Publications Repository - Helmholtz-Zentrum Dresden-Rossendorf

The OECD Main Steam Line Break (MSLB) Benchmark was defined to validate the thermal-hydraulic system codes coupled with three-dimensional neutron kinetic codes. The reference problem is a MSLB in a pressurized water reactor (PWR) at end of cycle (EOC). The analyses were performed with the three-dimensional core model DYN3D, the thermal-hydraulic system code ATHLET and the coupled code DYN3D/ATHLET. The results of the DYN3D and ATHLET simulations based on the specification are compared with the results of other participants in the final OECD reports.

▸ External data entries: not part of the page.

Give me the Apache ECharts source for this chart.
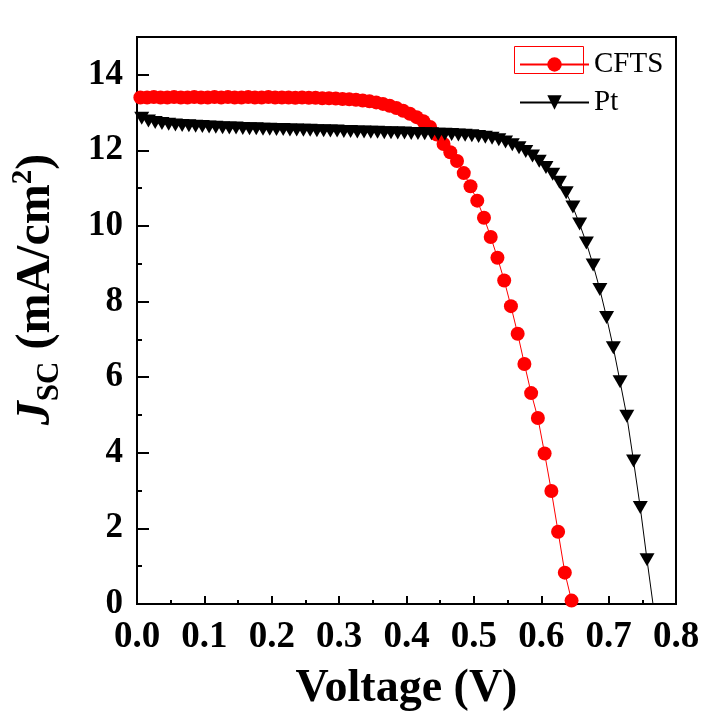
<!DOCTYPE html>
<html><head><meta charset="utf-8">
<script src="https://cdn.jsdelivr.net/npm/echarts@6/dist/echarts.min.js"></script>
<style>html,body{margin:0;padding:0;background:#fff}#c{width:704px;height:721px}</style>
</head><body><div id="c"></div>
<script>
const seriesNames = ['CFTS', 'Pt'];
const cftsV = [0.005,0.015,0.025,0.035,0.045,0.055,0.065,0.075,0.085,0.095,0.105,0.115,0.125,0.135,0.145,0.155,0.165,0.175,0.185,0.195,0.205,0.215,0.225,0.235,0.245,0.255,0.265,0.275,0.285,0.295,0.305,0.315,0.325,0.335,0.345,0.355,0.365,0.375,0.385,0.395,0.405,0.415,0.425,0.435,0.445,0.455,0.465,0.475,0.485,0.495,0.505,0.515,0.525,0.535,0.545,0.555,0.565,0.575,0.585,0.595,0.605,0.615,0.625,0.635,0.645];
const cftsJ = [13.40,13.40,13.41,13.40,13.40,13.41,13.40,13.40,13.41,13.40,13.40,13.41,13.40,13.41,13.40,13.40,13.41,13.40,13.40,13.41,13.40,13.40,13.40,13.39,13.40,13.39,13.39,13.38,13.38,13.37,13.36,13.35,13.34,13.32,13.30,13.27,13.23,13.18,13.12,13.05,12.97,12.88,12.77,12.62,12.42,12.17,11.95,11.72,11.40,11.05,10.67,10.22,9.71,9.16,8.56,7.88,7.15,6.35,5.58,4.92,3.98,2.99,1.91,0.83,0.09];
const ptV = [0.007,0.017,0.027,0.037,0.047,0.057,0.067,0.077,0.087,0.097,0.107,0.117,0.127,0.137,0.147,0.157,0.167,0.177,0.187,0.197,0.207,0.217,0.227,0.237,0.247,0.257,0.267,0.277,0.287,0.297,0.307,0.317,0.327,0.337,0.347,0.357,0.367,0.377,0.387,0.397,0.407,0.417,0.427,0.437,0.447,0.457,0.467,0.477,0.487,0.497,0.507,0.517,0.527,0.537,0.547,0.557,0.567,0.577,0.587,0.597,0.607,0.617,0.627,0.637,0.647,0.657,0.667,0.677,0.687,0.697,0.707,0.717,0.727,0.737,0.747,0.757,0.767];
const ptJ = [12.85,12.78,12.74,12.71,12.69,12.67,12.66,12.65,12.64,12.63,12.62,12.61,12.60,12.59,12.59,12.58,12.57,12.57,12.56,12.56,12.55,12.55,12.54,12.54,12.53,12.53,12.52,12.52,12.51,12.51,12.50,12.50,12.49,12.49,12.48,12.48,12.47,12.47,12.46,12.46,12.45,12.45,12.44,12.44,12.43,12.43,12.42,12.41,12.40,12.39,12.37,12.35,12.32,12.28,12.22,12.15,12.07,11.97,11.85,11.71,11.55,11.37,11.16,10.88,10.50,10.05,9.55,8.97,8.32,7.58,6.78,5.88,4.97,3.78,2.55,1.17,-0.15];
const xRange = [0, 0.8];
const yRange = [0, 15];

const FONT = 'Liberation Serif';
const chart = echarts.init(document.getElementById('c'), null, {renderer: 'canvas'});
const zip = (a, b) => a.map((v, i) => [v, b[i]]);
chart.setOption({
  animation: false,
  backgroundColor: '#fff',
  textStyle: {fontFamily: FONT},
  grid: {left: 137, right: 28, top: 37, bottom: 117, show: true, borderColor: '#000', borderWidth: 2, backgroundColor: 'transparent'},
  legend: {
    left: 514, top: 45, orient: 'vertical', itemWidth: 69, itemHeight: 18, itemGap: 9, itemTextGap: 5,
    textStyle: {fontFamily: FONT, fontSize: 29, lineHeight: 28, color: '#000'},
    data: seriesNames
  },
  graphic: [{type: 'rect', shape: {x: 514.5, y: 46.5, width: 69, height: 27}, style: {fill: 'none', stroke: '#ff0000', lineWidth: 1}, z: 100}],
  xAxis: {
    type: 'value', min: xRange[0], max: xRange[1], interval: 0.1,
    name: 'Voltage (V)', nameLocation: 'middle', nameGap: 62,
    nameTextStyle: {fontFamily: FONT, fontWeight: 'bold', fontSize: 46, color: '#000'},
    axisLine: {show: true, lineStyle: {color: '#000', width: 2}},
    axisTick: {show: true, inside: true, length: 8, lineStyle: {color: '#000', width: 2}},
    minorTick: {show: true, splitNumber: 2, length: 4, lineStyle: {color: '#000', width: 2}},
    splitLine: {show: false}, minorSplitLine: {show: false},
    axisLabel: {fontFamily: FONT, fontWeight: 'bold', fontSize: 37, color: '#000', margin: 15, formatter: v => v.toFixed(1)}
  },
  yAxis: [{
    type: 'value', min: yRange[0], max: yRange[1], interval: 2,
    name: '{j|J}{sub|SC}{n| (mA/cm}{sup|2}{n|)}', nameLocation: 'middle', nameGap: 72,
    nameTextStyle: {
      fontFamily: FONT, fontWeight: 'bold', fontSize: 48, color: '#000', padding: [0, 0, 0, 62],
      rich: {
        j: {fontFamily: FONT, fontStyle: 'italic', fontWeight: 'bold', fontSize: 48, lineHeight: 56, color: '#000'},
        n: {fontFamily: FONT, fontWeight: 'bold', fontSize: 48, lineHeight: 56, color: '#000'},
        sub: {fontFamily: FONT, fontWeight: 'bold', fontSize: 31, lineHeight: 29, verticalAlign: 'bottom', color: '#000'},
        sup: {fontFamily: FONT, fontWeight: 'bold', fontSize: 29, lineHeight: 29, verticalAlign: 'top', color: '#000'}
      }
    },
    axisLine: {show: true, lineStyle: {color: '#000', width: 2}},
    axisTick: {show: true, inside: true, length: 12, lineStyle: {color: '#000', width: 2}},
    splitLine: {show: false},
    axisLabel: {fontFamily: FONT, fontWeight: 'bold', fontSize: 35, color: '#000', margin: 14, showMaxLabel: false,
      formatter: v => (v % 2 === 0 ? String(v) : '')}
  }, {
    type: 'value', min: yRange[0], max: yRange[1], interval: 1, position: 'left',
    axisLine: {show: false}, axisLabel: {show: false}, splitLine: {show: false},
    axisTick: {show: true, inside: true, length: 5, lineStyle: {color: '#000', width: 2}}
  }],
  series: [{
    name: 'CFTS', type: 'line', data: zip(cftsV, cftsJ),
    symbol: 'circle', symbolSize: 14, showAllSymbol: true,
    lineStyle: {color: '#ff0000', width: 1}, itemStyle: {color: '#ff0000'}, clip: true, z: 2
  }, {
    name: 'Pt', type: 'line', data: zip(ptV, ptJ),
    symbol: 'triangle', symbolRotate: 180, symbolSize: [15, 13], showAllSymbol: true,
    lineStyle: {color: '#000', width: 1}, itemStyle: {color: '#000'}, clip: true, z: 3
  }]
});
</script></body></html>
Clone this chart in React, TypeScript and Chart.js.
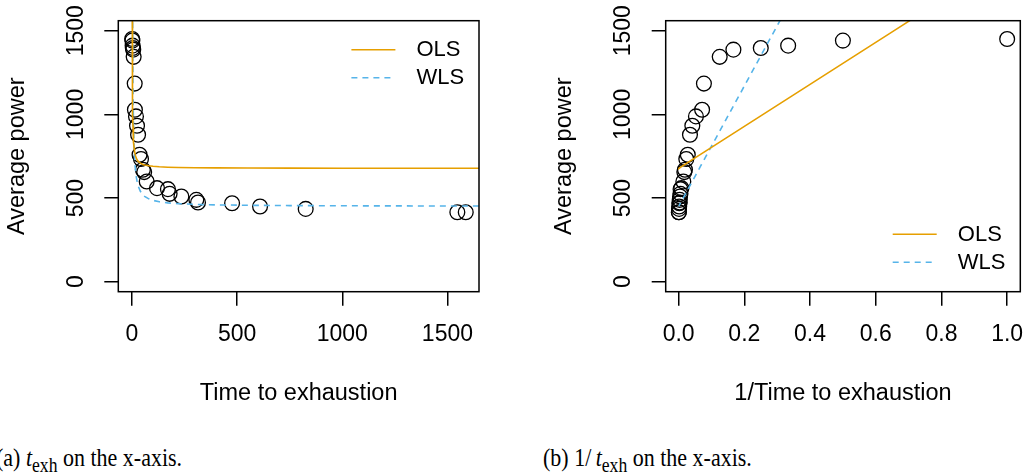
import React, { useEffect, useRef } from "react";
import { Chart, registerables } from "chart.js";

Chart.register(...registerables);

// ---- data ----
const timeToExhaustion = [1, 2, 3, 4, 6, 8, 13, 14, 19, 24, 29, 36, 43, 52, 58, 70, 119, 171, 179, 235, 306, 314, 476, 609, 826, 1547, 1587];
const averagePower = [1451, 1441, 1411, 1397, 1387, 1344, 1184, 1028, 988, 932, 878, 759, 733, 669, 655, 599, 559, 553, 525, 509, 489, 473, 469, 449, 435, 415, 415];

// fitted models P = a + b / t  (intercept, slope on 1/t)
const olsCoef = [677, 1256];
const wlsCoef = [450, 3600];
const fitGridT = [1, 1.25, 1.5, 2, 2.5, 3, 3.5, 4, 5, 6, 7, 8, 10, 12, 15, 20, 25, 30, 40, 50, 60, 80, 100, 130, 170, 220, 300, 400, 550, 750, 1000, 1300, 1700];

const yTicks = [0, 500, 1000, 1500];
const yTickLabels = ["0", "500", "1000", "1500"];
const xTicksA = [0, 500, 1000, 1500];
const xTickLabelsA = ["0", "500", "1000", "1500"];
const xTicksB = [0, 0.2, 0.4, 0.6, 0.8, 1.0];
const xTickLabelsB = ["0.0", "0.2", "0.4", "0.6", "0.8", "1.0"];

const legendLabels = ["OLS", "WLS"];

const ORANGE = "#E69F00";
const SKY = "#56B4E9";
const FONT = "'Liberation Sans', Arial, Helvetica, sans-serif";

const boxPlugin = {
  id: "rbox",
  afterDatasetsDraw(chart: any) {
    const { ctx, chartArea: a } = chart;
    ctx.save();
    ctx.strokeStyle = "#000";
    ctx.lineWidth = 1.5;
    ctx.strokeRect(a.left, a.top, a.right - a.left, a.bottom - a.top);
    ctx.restore();
  },
};

const legendPlugin = {
  id: "rlegend",
  afterDraw(chart: any, _args: any, opts: any) {
    const { ctx, chartArea: a } = chart;
    const ys = opts.corner === "top" ? [a.top + 29, a.top + 57] : [a.bottom - 57.4, a.bottom - 29.4];
    const x0 = a.right - 127.6;
    const x1 = a.right - 83.6;
    const tx = a.right - 62.5;
    ctx.save();
    [0, 1].forEach((i) => {
      const ds = chart.data.datasets[i];
      ctx.beginPath();
      ctx.strokeStyle = ds.borderColor;
      ctx.lineWidth = ds.borderWidth;
      ctx.setLineDash(ds.borderDash || []);
      ctx.moveTo(x0, ys[i]);
      ctx.lineTo(x1, ys[i]);
      ctx.stroke();
      ctx.setLineDash([]);
      ctx.fillStyle = "#000";
      ctx.font = `22px ${FONT}`;
      ctx.textAlign = "left";
      ctx.textBaseline = "middle";
      ctx.fillText(legendLabels[i], tx, ys[i] + 0.5);
    });
    ctx.restore();
  },
};

type Spec = {
  left: number;
  width: number;
  padLeft: number;
  padRight: number;
  xMin: number;
  xMax: number;
  xTicks: number[];
  xLabels: string[];
  xTitle: string;
  inverse: boolean;
  legendCorner: "top" | "bottom";
};

const CANVAS_H = 420;

function Panel({ spec }: { spec: Spec }) {
  const ref = useRef<HTMLCanvasElement>(null);
  useEffect(() => {
    const tx = (t: number) => (spec.inverse ? 1 / t : t);
    const points = timeToExhaustion.map((t, i) => ({ x: tx(t), y: averagePower[i] }));
    const ols = fitGridT.map((t) => ({ x: tx(t), y: olsCoef[0] + olsCoef[1] / t }));
    const wls = fitGridT.map((t) => ({ x: tx(t), y: wlsCoef[0] + wlsCoef[1] / t }));

    const grid = {
      display: true,
      drawOnChartArea: false,
      drawTicks: true,
      tickLength: 14,
      color: "#000",
      tickColor: "#000",
      lineWidth: 1.5,
      tickWidth: 1.5,
    };

    const chart = new Chart(ref.current as HTMLCanvasElement, {
      type: "scatter",
      data: {
        datasets: [
          {
            label: "OLS",
            data: ols,
            showLine: true,
            borderColor: ORANGE,
            borderWidth: 1.6,
            pointRadius: 0,
            fill: false,
            clip: 0,
          } as any,
          {
            label: "WLS",
            data: wls,
            showLine: true,
            borderColor: SKY,
            borderWidth: 1.6,
            borderDash: [6, 5],
            pointRadius: 0,
            fill: false,
            clip: 0,
          } as any,
          {
            label: "data",
            data: points,
            showLine: false,
            pointRadius: 7.4,
            pointBorderWidth: 1.3,
            pointBorderColor: "#000",
            pointBackgroundColor: "rgba(0,0,0,0)",
          } as any,
        ],
      },
      options: {
        responsive: false,
        animation: false,
        devicePixelRatio: 1,
        events: [],
        layout: { padding: { left: spec.padLeft, right: spec.padRight, top: 20.7, bottom: 0 } },
        plugins: {
          legend: { display: false },
          tooltip: { enabled: false },
          rlegend: { corner: spec.legendCorner },
        } as any,
        scales: {
          x: {
            type: "linear",
            position: "bottom",
            min: spec.xMin,
            max: spec.xMax,
            afterBuildTicks: (s: any) => {
              s.ticks = spec.xTicks.map((v) => ({ value: v }));
            },
            afterFit: (s: any) => {
              s.height = 128.3;
              s.paddingLeft = 0;
              s.paddingRight = 0;
              s.paddingTop = 0;
              s.paddingBottom = 0;
            },
            grid,
            border: { display: false },
            ticks: {
              color: "#000",
              font: { family: FONT, size: 23, lineHeight: 1.2 },
              padding: 15.5,
              autoSkip: false,
              minRotation: 0,
              maxRotation: 0,
              callback: (_v: any, i: number) => spec.xLabels[i],
            },
            title: {
              display: true,
              text: spec.xTitle,
              color: "#000",
              font: { family: FONT, size: 23.5, lineHeight: 1.2 },
              padding: { top: 0, bottom: 12.5 },
            },
          } as any,
          y: {
            type: "linear",
            position: "left",
            min: -60,
            max: 1560,
            afterBuildTicks: (s: any) => {
              s.ticks = yTicks.map((v) => ({ value: v }));
            },
            afterFit: (s: any) => {
              s.width = 118.3;
              s.paddingLeft = 0;
              s.paddingRight = 0;
              s.paddingTop = 0;
              s.paddingBottom = 0;
            },
            grid,
            border: { display: false },
            ticks: {
              color: "#000",
              font: { family: FONT, size: 23, lineHeight: 1.2 },
              padding: 2,
              autoSkip: false,
              minRotation: 90,
              maxRotation: 90,
              crossAlign: "center",
              callback: (_v: any, i: number) => yTickLabels[i],
            },
            title: {
              display: true,
              text: "Average power",
              color: "#000",
              font: { family: FONT, size: 23.5, lineHeight: 1.2 },
              padding: { top: 3, bottom: 0 },
            },
          } as any,
        },
      },
      plugins: [boxPlugin, legendPlugin],
    } as any);
    return () => chart.destroy();
  }, [spec]);

  return (
    <canvas
      ref={ref}
      width={spec.width}
      height={CANVAS_H}
      style={{ position: "absolute", left: spec.left, top: 0, width: spec.width, height: CANVAS_H }}
    />
  );
}

const specA: Spec = {
  left: 0,
  width: 510,
  padLeft: 0,
  padRight: 31,
  xMin: -65,
  xMax: 1650,
  xTicks: xTicksA,
  xLabels: xTickLabelsA,
  xTitle: "Time to exhaustion",
  inverse: false,
  legendCorner: "top",
};

const specB: Spec = {
  left: 510,
  width: 519,
  padLeft: 37.4,
  padRight: 2.7,
  xMin: -0.0394,
  xMax: 1.04,
  xTicks: xTicksB,
  xLabels: xTickLabelsB,
  xTitle: "1/Time to exhaustion",
  inverse: true,
  legendCorner: "bottom",
};

const captionStyle: React.CSSProperties = {
  position: "absolute",
  top: 444.5,
  fontFamily: "'Liberation Serif', 'Times New Roman', serif",
  fontSize: 25,
  lineHeight: 1,
  whiteSpace: "nowrap",
  color: "#000",
  transform: "scaleX(0.88)",
  transformOrigin: "0 0",
};

export default function App() {
  return (
    <div
      style={{
        position: "absolute",
        left: 0,
        top: 0,
        width: 1029,
        height: 475,
        overflow: "hidden",
        background: "#fff",
      }}
    >
      <Panel spec={specA} />
      <Panel spec={specB} />
      <div style={{ ...captionStyle, left: -4 }}>
        (a) <i>t</i>
        <sub style={{ fontSize: 20 }}>exh</sub> on the x-axis.
      </div>
      <div style={{ ...captionStyle, left: 543 }}>
        (b) 1/&#8201;<i>t</i>
        <sub style={{ fontSize: 20 }}>exh</sub> on the x-axis.
      </div>
    </div>
  );
}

The effect of the thermal-hydraulic nodalisation of the core, i.e. the number of coolant channels, and the influence of the coolant mixing inside the pressure vessel are studied in the paper. Calculations with a reduced number of coolant channels are performed often in coupled calculations for saving
computational time. Results of a 25-channel model were compared with the 177-channel calculation (1 channel/assembly). The results for global parameters like nuclear power show only small differences for the two models, however the prediction of local parameters such as maximum fuel temperatures requires a detailed thermal-hydraulic modeling. The effect of different coolant mixing within the reactor pressure vessel is investigated. It is shown that the influence of coolant mixing mitigates the accident
consequences when three-dimensional neutron kinetics is applied. In case of point kinetics, coolant mixing leads to an opposite effect. To profit from the three-dimensional core model, a realistic description of the coolant mixing in the coupled codes is a topic of further investigations.